Grundsätzlich ja, es sei denn, der Arbeitsvertrag enthält eine wirksame Abgeltungsklausel. Anders als häufig angenommen, gibt es keine gesetzliche Regelung, die höher qualifizierten Mitarbeitern oder Besserverdienenden automatisch den Anspruch auf Überstundenvergütung verwehrt.
8. Was passiert mit nicht genommenen Überstunden bei Beendigung des Arbeitsverhältnisses?
Nicht durch Freizeit ausgeglichene Überstunden müssen bei Beendigung des Arbeitsverhältnisses grundsätzlich ausgezahlt werden, sofern sie nicht unter eine wirksame Abgeltungsklausel fallen oder verjährt sind.
9. Wie kann eine Zahnarztpraxis Überstunden reduzieren?
Durch effektive Praxisorganisation (optimierte Terminvergabe, Pufferzeiten für Notfälle), klare Zuständigkeiten, ausreichende Personaldecke und ggf. flexible Arbeitszeitmodelle. Regelmäßige Analyse der Arbeitsbelastung hilft, Engpässe frühzeitig zu erkennen.
10. Dürfen Praxisinhaber pauschale Überstundenvergütungen zahlen?

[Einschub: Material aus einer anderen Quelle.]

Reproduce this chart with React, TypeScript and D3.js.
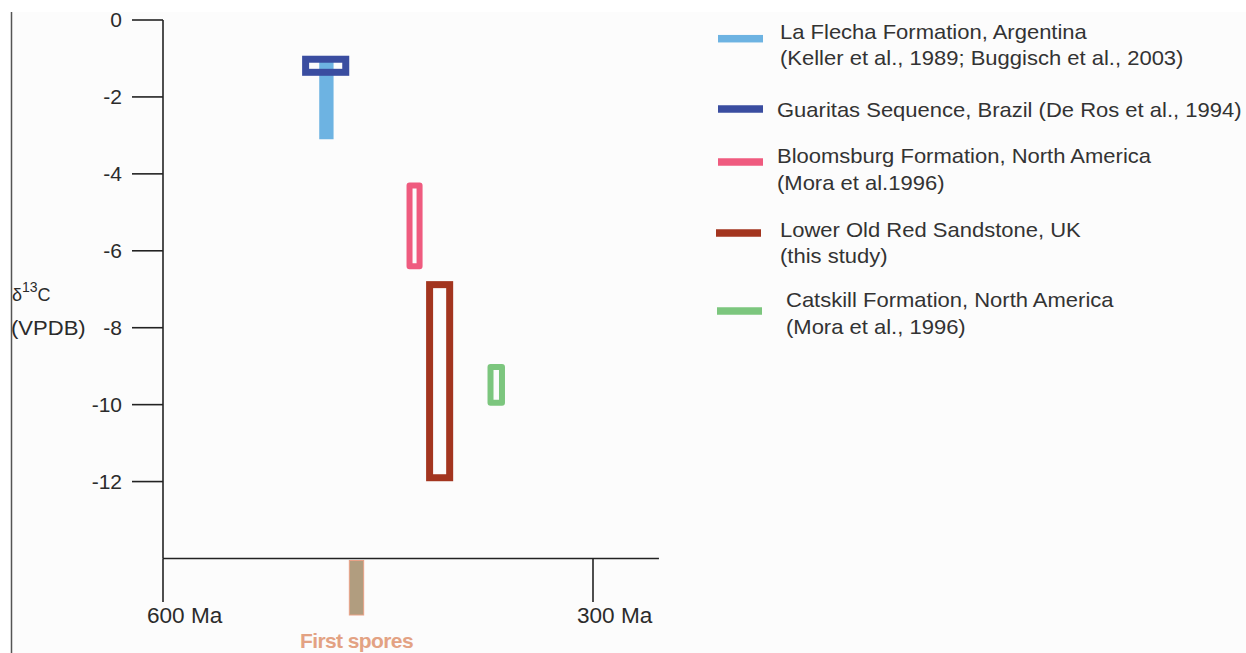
import React from 'react';
import * as d3 from 'd3';

// series: age range (Ma) and d13C range (permil VPDB)
const seriesNames = [
  'La Flecha Formation, Argentina',
  'Guaritas Sequence, Brazil',
  'Bloomsburg Formation, North America',
  'Lower Old Red Sandstone, UK',
  'Catskill Formation, North America',
];
const seriesColors = ['#6db3e2', '#3a4da0', '#ef5b7f', '#a3351f', '#7cc67e'];
const ageOld = [491, 500.5, 428, 414, 371.5];
const ageYoung = [481, 472.5, 421, 400, 363.5];
const d13cTop = [-1.0, -1.02, -4.3, -6.88, -9.02];
const d13cBottom = [-3.1, -1.36, -6.4, -11.9, -9.95];
const isFilledBar = [true, false, false, false, false];
const strokeWidths = [0, 7, 6, 7, 6];

const legendLines = [
  ['La Flecha Formation, Argentina', '(Keller et al., 1989; Buggisch et al., 2003)'],
  ['Guaritas Sequence, Brazil (De Ros et al., 1994)'],
  ['Bloomsburg Formation, North America', '(Mora et al.1996)'],
  ['Lower Old Red Sandstone, UK', '(this study)'],
  ['Catskill Formation, North America', '(Mora et al., 1996)'],
];

const yTicks = [0, -2, -4, -6, -8, -10, -12];
const xTicks = [600, 300];
const xTickLabels = ['600 Ma', '300 Ma'];

const firstSpores = { old: 470, young: 460, label: 'First spores' };

const W = 1246;
const H = 653;
const FONT = '"Liberation Sans", Arial, Helvetica, sans-serif';

// hand-placed legend rows (swatch centre, text baselines, x offsets)
const legendLayout = [
  { sy: 38.7, sx: 718, tx: 780, base: [38.5, 65] },
  { sy: 109, sx: 718, tx: 777, base: [117] },
  { sy: 162, sx: 718, tx: 777, base: [163, 190] },
  { sy: 233, sx: 716, tx: 780, base: [237, 263] },
  { sy: 311, sx: 717, tx: 786, base: [307, 334] },
];

export default function App() {
  const x = d3.scaleLinear().domain([600, 300]).range([163, 593]);
  const y = d3.scaleLinear().domain([0, -14]).range([20, 558.5]);
  const axisY = 558.5;
  const xEnd = x(254);

  return (
    <div style={{ position: 'absolute', left: 0, top: 0 }}>
      <svg width={W} height={H} style={{ display: 'block' }}>
        <rect x={12} y={12} width={W - 12} height={H - 12} fill="#fcfcfc" />
        <line x1={11.5} x2={11.5} y1={12} y2={H} stroke="#555" strokeWidth={1.5} />

        {/* y axis */}
        <line x1={x(600)} x2={x(600)} y1={y(0)} y2={axisY} stroke="#222" strokeWidth={1.6} />
        {yTicks.map((t) => (
          <g key={t}>
            <line x1={132} x2={x(600)} y1={y(t)} y2={y(t)} stroke="#222" strokeWidth={1.6} />
            <text
              transform={`translate(122,${y(t) + 7}) scale(1.05,1)`}
              textAnchor="end"
              fontFamily={FONT}
              fontSize={20}
              fill="#2b2b2b"
            >
              {t}
            </text>
          </g>
        ))}
        <text x={12} y={301} fontFamily={FONT} fill="#2b2b2b">
          <tspan fontSize={18}>δ</tspan>
          <tspan fontSize={14} dy={-9}>13</tspan>
          <tspan fontSize={18} dy={9}>C</tspan>
        </text>
        <text transform="translate(11,335) scale(1.05,1)" fontFamily={FONT} fontSize={21} fill="#2b2b2b">
          (VPDB)
        </text>

        {/* x axis */}
        <line x1={x(600)} x2={xEnd} y1={axisY} y2={axisY} stroke="#222" strokeWidth={1.6} />
        {xTicks.map((t, i) => (
          <g key={t}>
            <line x1={x(t)} x2={x(t)} y1={axisY} y2={602} stroke="#222" strokeWidth={1.6} />
            <text
              transform={`translate(${x(t) - 16},623) scale(1.05,1)`}
              fontFamily={FONT}
              fontSize={21.5}
              fill="#2b2b2b"
            >
              {xTickLabels[i]}
            </text>
          </g>
        ))}

        {/* first spores */}
        <rect
          x={x(firstSpores.old)}
          y={axisY + 2}
          width={x(firstSpores.young) - x(firstSpores.old)}
          height={615 - axisY - 2}
          fill="#b19d7f"
          stroke="#e9a287"
          strokeWidth={1}
        />
        <text
          x={(x(firstSpores.old) + x(firstSpores.young)) / 2}
          y={648}
          textAnchor="middle"
          fontFamily='"Liberation Sans Narrow", "Liberation Sans", sans-serif'
          fontWeight="bold"
          fontSize={21}
          letterSpacing={-0.6}
          fill="#e3a283"
        >
          {firstSpores.label}
        </text>

        {/* data marks */}
        {seriesNames.map((name, i) => {
          const x0 = x(ageOld[i]);
          const x1 = x(ageYoung[i]);
          const y0 = y(d13cTop[i]);
          const y1 = y(d13cBottom[i]);
          if (isFilledBar[i]) {
            return <rect key={name} x={x0} y={y0} width={x1 - x0} height={y1 - y0} fill={seriesColors[i]} />;
          }
          return (
            <rect
              key={name}
              x={x0}
              y={y0}
              width={x1 - x0}
              height={y1 - y0}
              fill="none"
              stroke={seriesColors[i]}
              strokeWidth={strokeWidths[i]}
              strokeLinejoin={i === 2 || i === 4 ? 'round' : 'miter'}
            />
          );
        })}

        {/* legend */}
        {legendLines.map((lines, i) => {
          const l = legendLayout[i];
          return (
            <g key={i}>
              <rect x={l.sx} y={l.sy - 3.75} width={45} height={7.5} fill={seriesColors[i]} />
              {lines.map((s, j) => (
                <text
                  key={j}
                  transform={`translate(${l.tx},${l.base[j]}) scale(1.1,1)`}
                  fontFamily={FONT}
                  fontSize={20}
                  fill="#333"
                >
                  {s}
                </text>
              ))}
            </g>
          );
        })}
      </svg>
    </div>
  );
}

Ja, pauschale Vorauszahlungen für zu erwartende Überstunden sind möglich, sollten aber regelmäßig mit den tatsächlich geleisteten Überstunden abgeglichen werden. Unterschreitet die Pauschale die tatsächlich geleisteten vergütungspflichtigen Überstunden, ist die Differenz nachzuzahlen.
Hinweis: Dieser Artikel bietet allgemeine Informationen und ersetzt keine individuelle rechtliche Beratung. Bei konkreten arbeitsrechtlichen Fragen wenden Sie sich bitte an einen Fachanwalt für Arbeitsrecht.